→ **Problem statement**
Retype exactly what appears below from the line containing "Rebuild this chart" down to the line containing "fill=False, edgecolor='#a6a6a6', linewidth=1.2))", keeping both end lines. Do not include pictures.

[Some records]
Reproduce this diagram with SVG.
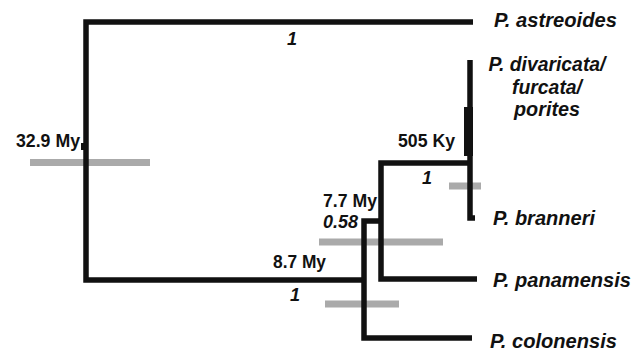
<svg xmlns="http://www.w3.org/2000/svg" width="642" height="353" viewBox="0 0 642 353">
<style>
.br{fill:none;stroke:#111;stroke-width:5.5;stroke-linejoin:miter;stroke-linecap:butt}
.bar{fill:#aaaaaa}
.tx{font-family:"Liberation Sans",Arial,sans-serif;font-weight:bold;font-style:italic;font-size:19.5px;fill:#111}
.lb{font-family:"Liberation Sans",Arial,sans-serif;font-weight:bold;font-size:18px;fill:#111}
.pp{font-family:"Liberation Sans",Arial,sans-serif;font-weight:bold;font-style:italic;font-size:18px;fill:#111}
</style>
<rect width="642" height="353" fill="#fff"/>
<g id="bars">
<rect class="bar" x="30" y="159" width="120" height="7"/>
<rect class="bar" x="319" y="238.5" width="124" height="7"/>
<rect class="bar" x="325" y="300.5" width="74" height="7"/>
<rect class="bar" x="449" y="182.5" width="32" height="7"/>
</g>
<g id="connectors">
<path class="br" d="M473,22 H86 V280 H364"/>
<path class="br" d="M381,221 H364 V338 H472"/>
<path class="br" d="M470,163 H381 V279 H477"/>
<path class="br" d="M470,60 V218 H475"/>
<rect x="464" y="107" width="9" height="49" fill="#111"/>
<rect x="81" y="143" width="4" height="7" fill="#111"/>
</g>
<g id="root-node">
<text class="lb" x="16" y="147" textLength="64" lengthAdjust="spacingAndGlyphs">32.9 My</text>
<text class="pp" x="292" y="45" text-anchor="middle">1</text>
</g>
<g id="node-8-7">
<text class="lb" x="273" y="268" textLength="53" lengthAdjust="spacingAndGlyphs">8.7 My</text>
<text class="pp" x="295" y="301" text-anchor="middle">1</text>
</g>
<g id="node-7-7">
<text class="lb" x="323" y="207" textLength="54" lengthAdjust="spacingAndGlyphs">7.7 My</text>
<text class="pp" x="323" y="228" textLength="35" lengthAdjust="spacingAndGlyphs">0.58</text>
</g>
<g id="node-505">
<text class="lb" x="398" y="147" textLength="57" lengthAdjust="spacingAndGlyphs">505 Ky</text>
<text class="pp" x="427" y="184" text-anchor="middle">1</text>
</g>
<g id="taxon-astreoides">
<text class="tx" x="494" y="27" textLength="123" lengthAdjust="spacingAndGlyphs">P. astreoides</text>
</g>
<g id="taxon-divaricata">
<text class="tx" x="547" y="71" text-anchor="middle" textLength="117" lengthAdjust="spacingAndGlyphs">P. divaricata/</text>
<text class="tx" x="547" y="94" text-anchor="middle" textLength="70" lengthAdjust="spacingAndGlyphs">furcata/</text>
<text class="tx" x="547" y="116" text-anchor="middle" textLength="66" lengthAdjust="spacingAndGlyphs">porites</text>
</g>
<g id="taxon-branneri">
<text class="tx" x="493" y="225" textLength="102" lengthAdjust="spacingAndGlyphs">P. branneri</text>
</g>
<g id="taxon-panamensis">
<text class="tx" x="493" y="287" textLength="138" lengthAdjust="spacingAndGlyphs">P. panamensis</text>
</g>
<g id="taxon-colonensis">
<text class="tx" x="490" y="348" textLength="127" lengthAdjust="spacingAndGlyphs">P. colonensis</text>
</g>
</svg>
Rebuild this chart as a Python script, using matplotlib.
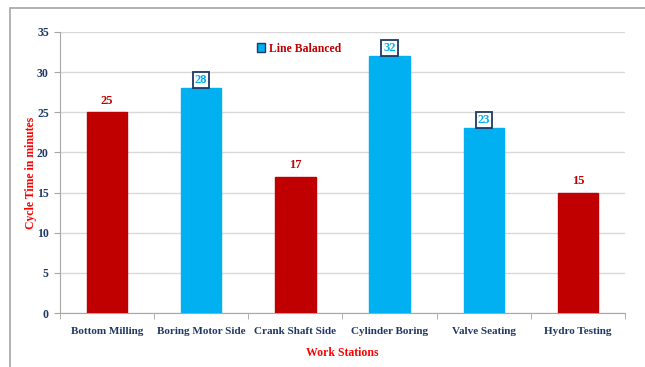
import matplotlib.pyplot as plt
from matplotlib.patches import Rectangle, Patch

# Data
stations = ['Bottom Milling', 'Boring Motor Side', 'Crank Shaft Side',
            'Cylinder Boring', 'Valve Seating', 'Hydro Testing']
cycle_times = [25, 28, 17, 32, 23, 15]
balanced = [False, True, False, True, True, False]

RED = '#C00000'
BLUE = '#00B0F0'
NAVY = '#1F3864'

plt.rcParams['font.family'] = ['Liberation Serif', 'DejaVu Serif']

fig = plt.figure(figsize=(6.45, 3.67), dpi=100)
ax = fig.add_axes([0.093, 0.147, 0.876, 0.766])

# Outer chart border
fig.patches.append(Rectangle((0.016, -0.02), 1.0, 0.998, transform=fig.transFigure,
                             fill=False, edgecolor='#a6a6a6', linewidth=1.2))

x = list(range(len(stations)))
colors = [BLUE if b else RED for b in balanced]
ax.bar(x, cycle_times, width=0.43, color=colors, edgecolor=colors, zorder=3)

for xi, v, b in zip(x, cycle_times, balanced):
    if b:
        ax.text(xi, v + 1.0, str(v), ha='center', va='center', fontsize=9,
                fontweight='bold', color=BLUE, zorder=4,
                bbox=dict(boxstyle='square,pad=0.15', fc='white', ec=NAVY, lw=1.3))
    else:
        ax.text(xi, v + 0.7, str(v), ha='center', va='bottom', fontsize=9,
                fontweight='bold', color=RED, zorder=4)

ax.set_xlim(-0.5, len(stations) - 0.5)
ax.set_ylim(0, 35)
ax.set_yticks(range(0, 36, 5))
ax.set_xticks(x)
ax.set_xticklabels(stations)
ax.set_xticks([i + 0.5 for i in range(-1, len(stations))], minor=True)
ax.tick_params(axis='x', which='major', length=0, pad=10)
ax.tick_params(axis='x', which='minor', length=4, color='#a6a6a6')
ax.tick_params(axis='y', length=4, color='#a6a6a6', pad=4)
for lbl in ax.get_xticklabels():
    lbl.set_fontsize(8)
    lbl.set_fontweight('bold')
    lbl.set_color(NAVY)
for lbl in ax.get_yticklabels():
    lbl.set_fontsize(8.5)
    lbl.set_fontweight('bold')
    lbl.set_color(NAVY)

ax.grid(axis='y', color='#d9d9d9', linewidth=1, zorder=0)
for s in ['top', 'right']:
    ax.spines[s].set_visible(False)
ax.spines['left'].set_color('#a6a6a6')
ax.spines['bottom'].set_color('#a6a6a6')

ax.set_ylabel('Cycle Time in minutes', color='#FF0000', fontsize=8.5,
              fontweight='bold')
ax.yaxis.set_label_coords(-0.04, 0.5)
ax.set_xlabel('Work Stations', color='#FF0000', fontsize=8.5,
              fontweight='bold', labelpad=8)

leg = ax.legend(handles=[Patch(facecolor=BLUE, edgecolor=NAVY, label='Line Balanced')],
                loc='upper left', bbox_to_anchor=(0.33, 1.0), frameon=False,
                handlelength=0.7, handleheight=0.7, handletextpad=0.3,
                prop={'weight': 'bold', 'size': 8.5})
for t in leg.get_texts():
    t.set_color(RED)

fig.savefig('out.png', dpi=100)
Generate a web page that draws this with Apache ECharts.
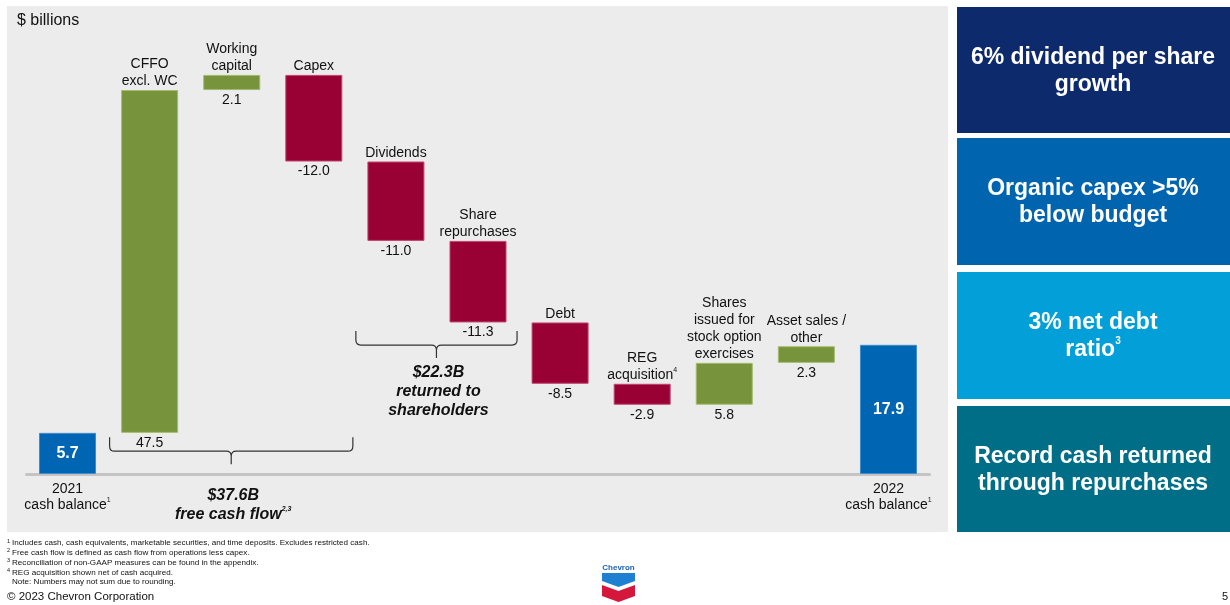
<!DOCTYPE html>
<html><head><meta charset="utf-8">
<script src="https://cdn.jsdelivr.net/npm/echarts@6/dist/echarts.min.js"></script>
<style>html,body{margin:0;padding:0;background:#fff}#c{width:1230px;height:605px}</style>
</head><body><div id="c"></div>
<script>
// ---------- DATA ----------
const categories = ['2021\ncash balance', 'CFFO\nexcl. WC', 'Working\ncapital', 'Capex', 'Dividends',
  'Share\nrepurchases', 'Debt', 'REG\nacquisition', 'Shares\nissued for\nstock option\nexercises',
  'Asset sales /\nother', '2022\ncash balance'];
const categoryMarks = ['1', '', '', '', '', '', '', '4', '', '', '1'];
const values = [5.7, 47.5, 2.1, -12.0, -11.0, -11.3, -8.5, -2.9, 5.8, 2.3, 17.9];
const kinds = ['total', 'delta', 'delta', 'delta', 'delta', 'delta', 'delta', 'delta', 'delta', 'delta', 'total'];
const bracketRanges = [[1, 3], [4, 5]];
const bracketCaptions = ['free cash flow', 'returned to\nshareholders'];
const bracketMarks = ['2,3', ''];
const bracketLevels = [5.1, 19.8];
const highlights = ['6% dividend per share\ngrowth', 'Organic capex >5%\nbelow budget', '3% net debt\nratio', 'Record cash returned\nthrough repurchases'];
const highlightMarks = ['', '', '3', ''];
const footnoteMarks = ['1', '2', '3', '4', ''];
const footnotes = [
  'Includes cash, cash equivalents, marketable securities, and time deposits. Excludes restricted cash.',
  'Free cash flow is defined as cash flow from operations less capex.',
  'Reconciliation of non-GAAP measures can be found in the appendix.',
  'REG acquisition shown net of cash acquired.',
  'Note: Numbers may not sum due to rounding.'];

// ---------- STYLE ----------
const FF = '"Liberation Sans", Arial, sans-serif';
const C_TOTAL = '#0066b3', C_POS = '#77933c', C_NEG = '#990033';
const boxColors = ['#0c2a6c', '#0064af', '#029fd9', '#006e87'];
const boxY = [7, 138, 272, 406], boxH = [126, 127, 127, 126];

// ---------- DERIVED ----------
const bases = [], heights = [];
let run = 0;
values.forEach((v, i) => {
  if (kinds[i] === 'total') { bases.push(0); heights.push(v); run = v; }
  else if (v >= 0) { bases.push(run); heights.push(v); run += v; }
  else { run += v; bases.push(run); heights.push(-v); }
});
function colorOf(i) { return kinds[i] === 'total' ? C_TOTAL : (values[i] >= 0 ? C_POS : C_NEG); }
function borderOf(i) { return kinds[i] === 'total' ? '#3d8ccc' : (values[i] >= 0 ? '#a3bb6a' : '#c0466e'); }
function catRich(i) {
  return categories[i].split('\n').map((l, k, a) => k === a.length - 1 && categoryMarks[i] ? l + '{s|' + categoryMarks[i] + '}' : l).join('\n');
}

const chart = echarts.init(document.getElementById('c'), null, { renderer: 'canvas' });

const graphics = [];
graphics.push({ type: 'rect', shape: { x: 7, y: 6, width: 941, height: 526 }, style: { fill: '#ececec' }, z: -100, silent: true });
graphics.push({ type: 'text', x: 17, y: 21, style: { text: '$ billions', font: '16px ' + FF, fill: '#111', textVerticalAlign: 'middle', verticalAlign: 'middle' } });
highlights.forEach((t, i) => {
  graphics.push({ type: 'rect', shape: { x: 957, y: boxY[i], width: 273, height: boxH[i] }, style: { fill: boxColors[i] }, z: -50 });
  const txt = highlightMarks[i] ? t + '{s|' + highlightMarks[i] + '}' : t;
  graphics.push({ type: 'text', x: 1093, y: boxY[i] + boxH[i] / 2 + 1, style: {
    text: txt, font: 'bold 23px ' + FF, fill: '#fff', lineHeight: 27,
    textAlign: 'center', align: 'center', textVerticalAlign: 'middle', verticalAlign: 'middle',
    rich: { s: { fontSize: 10, fontWeight: 'bold', fontFamily: FF, fill: '#fff', color: '#fff', verticalAlign: 'top', lineHeight: 27 } } } });
});
footnotes.forEach((t, i) => {
  const y = 543 + i * 9.8;
  if (footnoteMarks[i]) graphics.push({ type: 'text', x: 7, y: y - 2, style: { text: footnoteMarks[i], font: '5.5px ' + FF, fill: '#111', textVerticalAlign: 'middle', verticalAlign: 'middle' } });
  graphics.push({ type: 'text', x: 12, y: y, style: { text: t, font: '8.1px ' + FF, fill: '#111', textVerticalAlign: 'middle', verticalAlign: 'middle' } });
});
graphics.push({ type: 'text', x: 7, y: 597, style: { text: '© 2023 Chevron Corporation', font: '11.5px ' + FF, fill: '#111', textVerticalAlign: 'middle', verticalAlign: 'middle' } });
graphics.push({ type: 'text', x: 1228, y: 597, style: { text: '5', font: '11px ' + FF, fill: '#111', textAlign: 'right', align: 'right', textVerticalAlign: 'middle', verticalAlign: 'middle' } });
// Chevron logo
graphics.push({ type: 'text', x: 618.5, y: 568, style: { text: 'Chevron', font: 'bold 8px ' + FF, fill: '#1a5fb4', textAlign: 'center', align: 'center', textVerticalAlign: 'middle', verticalAlign: 'middle' } });
graphics.push({ type: 'polygon', shape: { points: [[602, 573], [635, 573], [635, 581], [618.5, 587], [602, 581]] }, style: { fill: '#1f7fd0' } });
graphics.push({ type: 'polygon', shape: { points: [[602, 585], [618.5, 591], [635, 585], [635, 596], [618.5, 602], [602, 596]] }, style: { fill: '#d4173a' } });

const option = {
  animation: false,
  backgroundColor: '#ffffff',
  textStyle: { fontFamily: FF },
  grid: { left: 26.5, right: 300.5, top: 41, bottom: 131, containLabel: false },
  xAxis: {
    type: 'category', data: categories,
    axisLine: { show: true, lineStyle: { color: '#c4c4c4', width: 3 } },
    axisTick: { show: false },
    axisLabel: {
      interval: 0, margin: 7, fontSize: 14, lineHeight: 16, color: '#111', fontFamily: FF,
      formatter: (val, idx) => kinds[idx] === 'total' ? catRich(idx) : '',
      rich: { s: { fontSize: 7, verticalAlign: 'top', lineHeight: 16, color: '#111' } }
    }
  },
  yAxis: { type: 'value', min: 0, max: 60, show: false, splitLine: { show: false } },
  graphic: { elements: graphics },
  series: [
    {
      type: 'bar', stack: 'w', data: bases, barWidth: 57, silent: true,
      itemStyle: { color: 'transparent' },
      label: {
        show: true, position: 'insideTop', distance: 3, fontSize: 14, color: '#111', fontFamily: FF,
        formatter: p => kinds[p.dataIndex] === 'delta' ? values[p.dataIndex].toFixed(1) : ''
      },
      z: 3
    },
    {
      type: 'bar', stack: 'w', barWidth: 57,
      data: heights.map((h, i) => {
        const d = { value: h, itemStyle: { color: colorOf(i), borderColor: borderOf(i), borderWidth: 1 } };
        if (kinds[i] === 'total') d.label = { position: 'inside', color: '#fff', fontWeight: 'bold', fontSize: 16 };
        return d;
      }),
      label: {
        show: true, position: 'top', distance: 0, fontSize: 14, lineHeight: 17, color: '#111', fontFamily: FF,
        formatter: p => kinds[p.dataIndex] === 'total' ? values[p.dataIndex].toFixed(1) : catRich(p.dataIndex),
        rich: { s: { fontSize: 7, verticalAlign: 'top', lineHeight: 17, color: '#111' } }
      }
    },
    {
      type: 'custom', silent: true, z: 5,
      data: bracketRanges.map((r, i) => [r[0], r[1], bracketLevels[i], i]),
      renderItem: (params, api) => {
        const a = api.value(0), b = api.value(1), lvl = api.value(2), k = api.value(3);
        const bw = api.size([1, 0])[0];
        const p0 = api.coord([a, lvl]), p1 = api.coord([b, lvl]);
        const x0 = p0[0] - bw / 2 + 1, x1 = p1[0] + bw / 2 - 2;
        const y0 = p0[1], y1 = y0 + 14, y2 = y1 + 13, r = 5;
        const xm = (x0 + x1) / 2;
        const d = `M${x0} ${y0} L${x0} ${y1 - r} Q${x0} ${y1} ${x0 + r} ${y1} L${xm - r} ${y1} Q${xm} ${y1} ${xm} ${y1 + r} L${xm} ${y2} ` +
          `M${xm} ${y1 + r} Q${xm} ${y1} ${xm + r} ${y1} L${x1 - r} ${y1} Q${x1} ${y1} ${x1} ${y1 - r} L${x1} ${y0}`;
        let sum = 0;
        for (let j = a; j <= b; j++) sum += values[j];
        const head = '$' + Math.abs(sum).toFixed(1) + 'B';
        const cap = bracketMarks[k] ? bracketCaptions[k] + '{s|' + bracketMarks[k] + '}' : bracketCaptions[k];
        const gap = k === 0 ? 22 : 5;
        return {
          type: 'group', children: [
            { type: 'path', shape: { pathData: d }, style: { stroke: '#333', fill: null, lineWidth: 1.2 } },
            { type: 'text', x: xm + 2, y: y2 + gap, style: {
              text: head + '\n' + cap, font: 'italic bold 16px ' + FF, fill: '#111', lineHeight: 19,
              textAlign: 'center', align: 'center', textVerticalAlign: 'top', verticalAlign: 'top',
              rich: { s: { fontSize: 7, fontWeight: 'bold', fontStyle: 'italic', fontFamily: FF, fill: '#111', verticalAlign: 'top', lineHeight: 19 } } } }
          ]
        };
      }
    }
  ]
};
chart.setOption(option);
</script></body></html>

→ **The output**
Rebuild this chart as a Python script, using matplotlib.
import matplotlib.pyplot as plt
from matplotlib.patches import Rectangle, Patch

# Data
stations = ['Bottom Milling', 'Boring Motor Side', 'Crank Shaft Side',
            'Cylinder Boring', 'Valve Seating', 'Hydro Testing']
cycle_times = [25, 28, 17, 32, 23, 15]
balanced = [False, True, False, True, True, False]

RED = '#C00000'
BLUE = '#00B0F0'
NAVY = '#1F3864'

plt.rcParams['font.family'] = ['Liberation Serif', 'DejaVu Serif']

fig = plt.figure(figsize=(6.45, 3.67), dpi=100)
ax = fig.add_axes([0.093, 0.147, 0.876, 0.766])

# Outer chart border
fig.patches.append(Rectangle((0.016, -0.02), 1.0, 0.998, transform=fig.transFigure,
                             fill=False, edgecolor='#a6a6a6', linewidth=1.2))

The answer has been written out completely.